Anda estos días el Ateneo de Santander de tiros largos, celebrando que lleva ya cien años dando voz y asilo a la Cultura con mayúsculas en nuestra ciudad. Y lo hace, además, en el Palacete del Embarcadero, uno de los recintos más coquetos que puede ofrecer esta ciudad de pitiminí a la que algunos ateneístas renombraron, no sin ciertas ínfulas, la Atenas del Norte, en los años más oscuros del siglo pasado.

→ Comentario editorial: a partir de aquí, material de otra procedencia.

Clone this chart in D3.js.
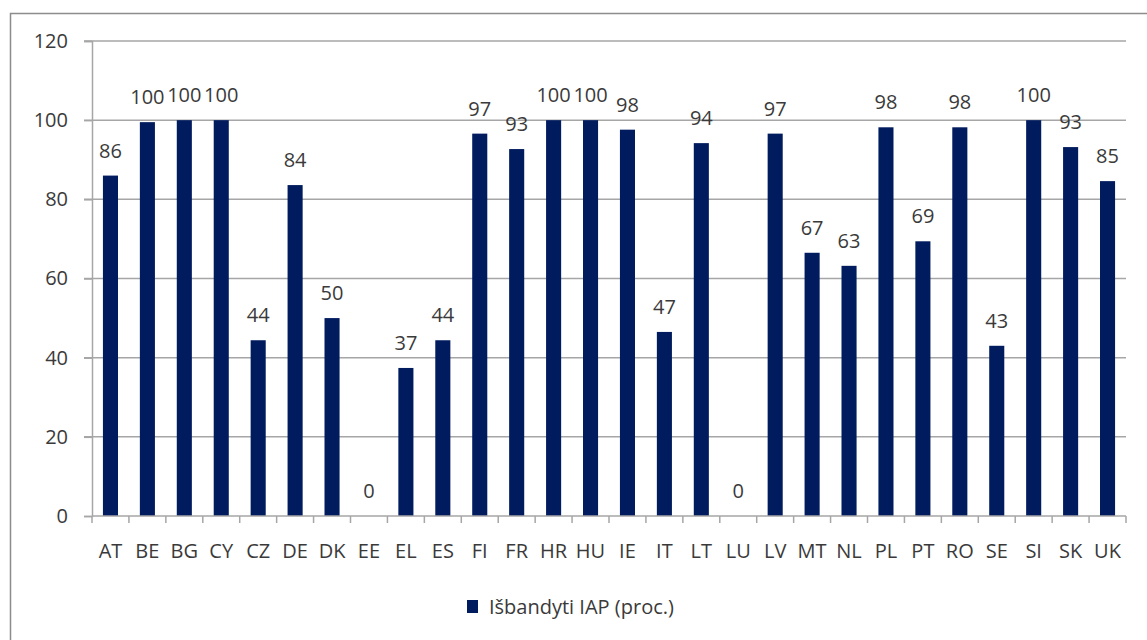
<!DOCTYPE html>
<html>
<head>
<meta charset="utf-8">
<script src="https://cdn.jsdelivr.net/npm/d3@7"></script>
<style>
  html, body { margin: 0; padding: 0; background: #fff; }
  svg { display: block; }
  text { font-family: "Open Sans", sans-serif; }
</style>
</head>
<body>
<svg id="chart" width="1147" height="640"></svg>
<script>
const categories = ["AT","BE","BG","CY","CZ","DE","DK","EE","EL","ES","FI","FR","HR","HU","IE","IT","LT","LU","LV","MT","NL","PL","PT","RO","SE","SI","SK","UK"];
const values = [86, 99.5, 100, 100, 44.4, 83.6, 50, 0, 37.4, 44.4, 96.6, 92.7, 100, 100, 97.6, 46.5, 94.2, 0, 96.6, 66.5, 63.2, 98.2, 69.4, 98.2, 43, 100, 93.2, 84.6];
const yTicks = [0, 20, 40, 60, 80, 100, 120];
const seriesName = "Išbandyti IAP (proc.)";

const svg = d3.select("#chart");
const plot = { left: 92, right: 1126, top: 41, bottom: 516 };
const textColor = "#3a3a3a";
const barColor = "#001b5e";
const gridColor = "#a6a6a6";

// outer border
svg.append("rect")
  .attr("x", 10.5).attr("y", 13.5)
  .attr("width", 1160).attr("height", 660)
  .attr("fill", "none").attr("stroke", "#8c8c8c").attr("stroke-width", 1.5);

const x = d3.scaleBand().domain(categories).range([plot.left, plot.right]).paddingInner(0).paddingOuter(0);
const y = d3.scaleLinear().domain([0, 120]).range([plot.bottom, plot.top]);

// gridlines
svg.append("g").selectAll("line").data(yTicks.filter(d => d > 0)).join("line")
  .attr("x1", plot.left - 8).attr("x2", plot.right)
  .attr("y1", d => y(d)).attr("y2", d => y(d))
  .attr("stroke", gridColor).attr("stroke-width", 1.5);

// y axis
const yAxis = d3.axisLeft(y).tickValues(yTicks).tickSize(8).tickPadding(16).tickFormat(d3.format("d"));
const gy = svg.append("g").attr("transform", `translate(${plot.left},0)`).call(yAxis);
gy.select(".domain").attr("stroke", gridColor).attr("stroke-width", 1.5);
gy.selectAll(".tick line").attr("stroke", gridColor).attr("stroke-width", 1.5);
gy.selectAll(".tick text").attr("fill", textColor).attr("font-size", 20).attr("font-family", "Open Sans, sans-serif");

// bars
const barW = x.bandwidth() / 2.45;
svg.append("g").selectAll("rect").data(categories).join("rect")
  .attr("x", (d) => x(d) + (x.bandwidth() - barW) / 2)
  .attr("y", (d, i) => y(values[i]))
  .attr("width", barW)
  .attr("height", (d, i) => y(0) - y(values[i]))
  .attr("fill", barColor);

// x axis
const gx = svg.append("g").attr("transform", `translate(0,${plot.bottom})`);
gx.append("line").attr("x1", plot.left).attr("x2", plot.right).attr("y1", 0).attr("y2", 0)
  .attr("stroke", gridColor).attr("stroke-width", 1.5);
const tickPos = categories.map(c => x(c)).concat([plot.right]);
gx.selectAll("line.t").data(tickPos).join("line").attr("class", "t")
  .attr("x1", d => d).attr("x2", d => d).attr("y1", 0).attr("y2", 7)
  .attr("stroke", gridColor).attr("stroke-width", 1.5);
gx.selectAll("text").data(categories).join("text")
  .attr("x", d => x(d) + x.bandwidth() / 2)
  .attr("y", 42)
  .attr("text-anchor", "middle")
  .attr("fill", textColor).attr("font-size", 20)
  .text(d => d);

// data labels
svg.append("g").selectAll("text").data(categories).join("text")
  .attr("x", d => x(d) + x.bandwidth() / 2)
  .attr("y", (d, i) => y(values[i]) - 18)
  .attr("text-anchor", "middle")
  .attr("fill", textColor).attr("font-size", 20)
  .text((d, i) => Math.round(values[i]));

// legend
const lg = svg.append("g");
lg.append("rect").attr("x", 467).attr("y", 600).attr("width", 11).attr("height", 13).attr("fill", barColor);
lg.append("text").attr("x", 489).attr("y", 614).attr("fill", textColor).attr("font-size", 20).text(seriesName);
</script>
</body>
</html>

Ha pasado ya un siglo desde que unos entusiastas del diálogo se empeñasen en la arriesgada apuesta de crear una casa para el debate, el arte, la ciencia y todo aquello que menosprecian las estrechas miradas que todo lo pesan en la balanza de la rentabilidad económica, en el beneficio inmediato. El Ateneo, entre tanto, ha sabido mantenerse en su sitio, ganando con el tiempo el encanto de lo atemporal, y consiguiendo, en lugar de envejecer, convertirse en un clásico de la vida social de la ciudad.
Con mayor o menor frecuencia, cualquier ciudadano inquieto acaba recalando en sus butacas tarde o temprano. De la misma manera, quien no ha presentado allí su libro no es nadie en las letras españolas, por ejemplo. Porque poco importaría la historia si no siguiera sirviendo de polo de atracción para todos aquellos que tienen algo que decir y mucho que aprender. Y de eso sí que puede presumir: no sólo suelen abrirse las cortinas que hacen la sala más ‘acogedora’; también cuelgan de vez en cuando el cartel de ‘aforo completo’, algo insólito en esta ciudad con centenares de actos y apenas decenas de espectadores. En la última ocasión, fue Álvaro Pombo quien tuvo el honor de conseguir el cerrojazo.

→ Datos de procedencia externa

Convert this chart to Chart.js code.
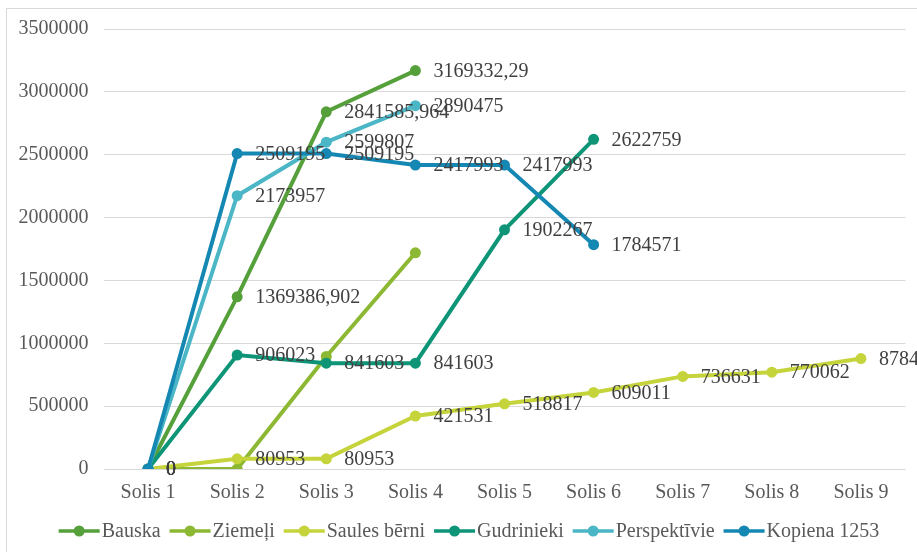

Yo recuerdo aún mi ‘primera vez’ como visitante del Ateneo; corría 2004 y acababa de instalarme en Santander. Asistí un curioso y enconado debate en el que políticos regionales de primera fila debatían sobre la identidad de Cantabria. En el turno de preguntas, un caballero defendió que la provincia habría estado mejor en la comunidad de Castilla, y uno de los ponentes, con inusitada rapidez de reflejos, repuso que fuera a la provincia de León a preguntar qué tal les había ido a ellos en la misma unión. En medio del fuego cruzado se forjó mi imagen del Ateneo como una institución impagable, que deberíamos mimar entre todos porque nos hace mucho más civilizados y, además, mucho más felices.
Después, he vuelto con frecuencia, a escuchar a Manuel Arce o Ramón Viadero y a tantos otros oradores como han lustrado esa tribuna. Aunque debo confesar que lo más me gusta de cada visita es conversar un rato con Ángel, uno de los empleados. Lo que tiene que saber ese hombre, tras toda una vida aprendiendo en el Ateneo.